High self-awareness is a solid predictor of success in life, perhaps because a self-aware person knows what they want so they can more easily take the steps that get them there. Unfortunately, many of us are on “autopilot,” hardly aware of why we succeed or fail, or why we behave as we do. Our minds are so busy with daily chatter that we usually only self-reflect when something goes awfully wrong. That’s why self-awareness matters. But that’s not the only reason. Here are some more:
- Becoming more self-aware can be enlightening
There is so much we don’t know about our inner thoughts and processes that the inward journey at times can be surprising. Sometimes certain phrases come out automatically to reveal attitudes or opinions that we don’t even realize we subscribe to, or even know where they came from.
Over the years of being submerged in a family, a school, various jobs, and a social milieu, we absorb prevailing ideas from our environment, and some of these get buried in our subconscious, where they often don’t get examined until we inadvertently blurt them out, at times to our own embarrassment. This is one good reason why it behooves us to become more self-aware . . . so we can find ourselves and feel more confident that the ideas we are expressing are really our own.
- Self-awareness can open your mind to new perspectives
As we develop our perspectives they get more rigid and hard to change. But new ideas are refreshing and stimulating, opening our thinking in new and possibly promising directions. Open-mindedness is definitely a plus in being successful at dealing with life’s challenges and diverse situations.
- Self-awareness can boost self-worth
Very often the opinion we hold of ourselves is based on what others think, or more correctly, on what we think others think about us. If we were criticized often as children, we may develop a case of low self-esteem and sensitivity to rejection. On the other hand, if we were praised as a “prince or princess,” we are likely to develop false self-esteem or arrogance which can be hard our relationships. We owe it to ourselves to become more self-aware of the thoughts and beliefs within and whether they are consistent with reality.
- Self-awareness can help you look at yourself objectively
Humans tend to be critical beings, whether self-critical or hard on others, and sometimes both. By beating ourselves up, we serve no one and harm our well-being. No one is perfect, so why should we expect ourselves to be?
So learn to cut through the hype and become more objective, especially about yourself. Simply be willing to evaluate yourself as objectively as possible. Be sure not to gloss over what you’d rather not see, but rather mine the subconscious for its opinions and correct the mindsets that are not compatible with your values. You can do this by being completely honest with yourself, and when you find something that is out-of-sync, examine it, remove what isn’t compatible, and insert a better value or phrase to bring the idea in alignment with your personal values.

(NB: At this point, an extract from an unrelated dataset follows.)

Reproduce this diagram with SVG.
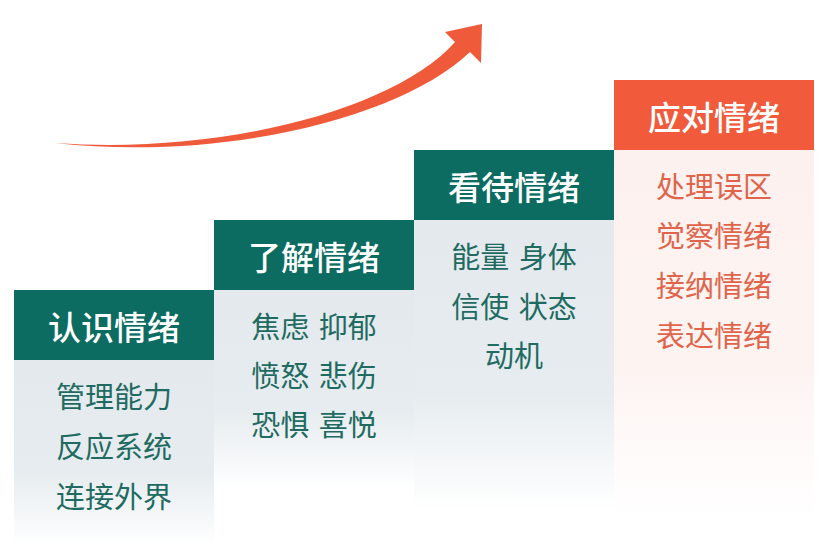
<svg xmlns="http://www.w3.org/2000/svg" width="832" height="546" viewBox="0 0 832 546">
<defs>
<linearGradient id="gTeal" x1="0" y1="0" x2="0" y2="1">
<stop offset="0" stop-color="#e3e9ed"/>
<stop offset="0.6" stop-color="#e6ecef"/>
<stop offset="1" stop-color="#ffffff"/>
</linearGradient>
<linearGradient id="gRed" x1="0" y1="0" x2="0" y2="1">
<stop offset="0" stop-color="#fdf1ef"/>
<stop offset="0.6" stop-color="#fdf4f2"/>
<stop offset="1" stop-color="#ffffff"/>
</linearGradient>
<style>
.hd{font-family:"Noto Sans CJK SC","Noto Sans",sans-serif;font-size:33px;font-weight:500;fill:#ffffff;text-anchor:middle}
.bt{font-family:"Noto Sans CJK SC","Noto Sans",sans-serif;font-size:29px;fill:#1f6b61;text-anchor:middle;word-spacing:3px}
.br{font-family:"Noto Sans CJK SC","Noto Sans",sans-serif;font-size:29px;fill:#e0644a;text-anchor:middle}
.teal{fill:#0c6c61}
.red{fill:#f15a3b}
</style>
</defs>
<rect width="832" height="546" fill="#ffffff"/>
<g id="connectors">
<path d="M55,143 C220,155 395,110 455,42 L445,32 L482,24 L481,63 L470,52 C405,115 230,162 55,143 Z" fill="#ef5a3a"/>
</g>
<g id="step1">
<rect x="14" y="360" width="200" height="186" fill="url(#gTeal)"/>
<rect x="14" y="290" width="200" height="70" class="teal"/>
<text class="hd" x="114" y="340">认识情绪</text>
<text class="bt" x="114" y="408">管理能力</text>
<text class="bt" x="114" y="458">反应系统</text>
<text class="bt" x="114" y="508">连接外界</text>
</g>
<g id="step2">
<rect x="214" y="290" width="200" height="200" fill="url(#gTeal)"/>
<rect x="214" y="220" width="200" height="70" class="teal"/>
<text class="hd" x="314" y="270">了解情绪</text>
<text class="bt" x="314" y="338">焦虑 抑郁</text>
<text class="bt" x="314" y="387">愤怒 悲伤</text>
<text class="bt" x="314" y="436">恐惧 喜悦</text>
</g>
<g id="step3">
<rect x="414" y="220" width="200" height="290" fill="url(#gTeal)"/>
<rect x="414" y="150" width="200" height="70" class="teal"/>
<text class="hd" x="514" y="200">看待情绪</text>
<text class="bt" x="514" y="268">能量 身体</text>
<text class="bt" x="514" y="318">信使 状态</text>
<text class="bt" x="514" y="367">动机</text>
</g>
<g id="step4">
<rect x="614" y="150" width="200" height="370" fill="url(#gRed)"/>
<rect x="614" y="80" width="200" height="70" class="red"/>
<text class="hd" x="714" y="130">应对情绪</text>
<text class="br" x="714" y="198">处理误区</text>
<text class="br" x="714" y="247">觉察情绪</text>
<text class="br" x="714" y="297">接纳情绪</text>
<text class="br" x="714" y="347">表达情绪</text>
</g>
</svg>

- Self-awareness can help you evaluate your strengths and weaknesses
You might say, “I’m a good starter, but I have more difficulty finishing a project.” “It’s easy for me to meet new people, but I have reservations when it comes to commitment.” “I’m a great friend, but I’m not so good at saving money.” We all have strengths and weaknesses. Use your strengths to succeed in life, and your path will be happier, because you will find appreciation and support along the way.
- Self-awareness can help you set intentions
If we wander through life without purpose or direction, chances are we’ll end up nowhere in particular. In order to form an intention, you really need some idea about what is important to you and what you hope to accomplish. It’s not necessary to know how you are going to get there, but you want to have some idea of your general direction. For instance: “I intend to create my own business in _ (whatever field) and become self-sufficient by age _”; “I intend to find the right life partner and raise a happy and healthy family together in the country”; “I intend to stand up for myself when my boss puts me down”; etc.
Say your intention out loud, communicating with your inner self, letting yourself know that you intend to create a more meaningful and satisfying life.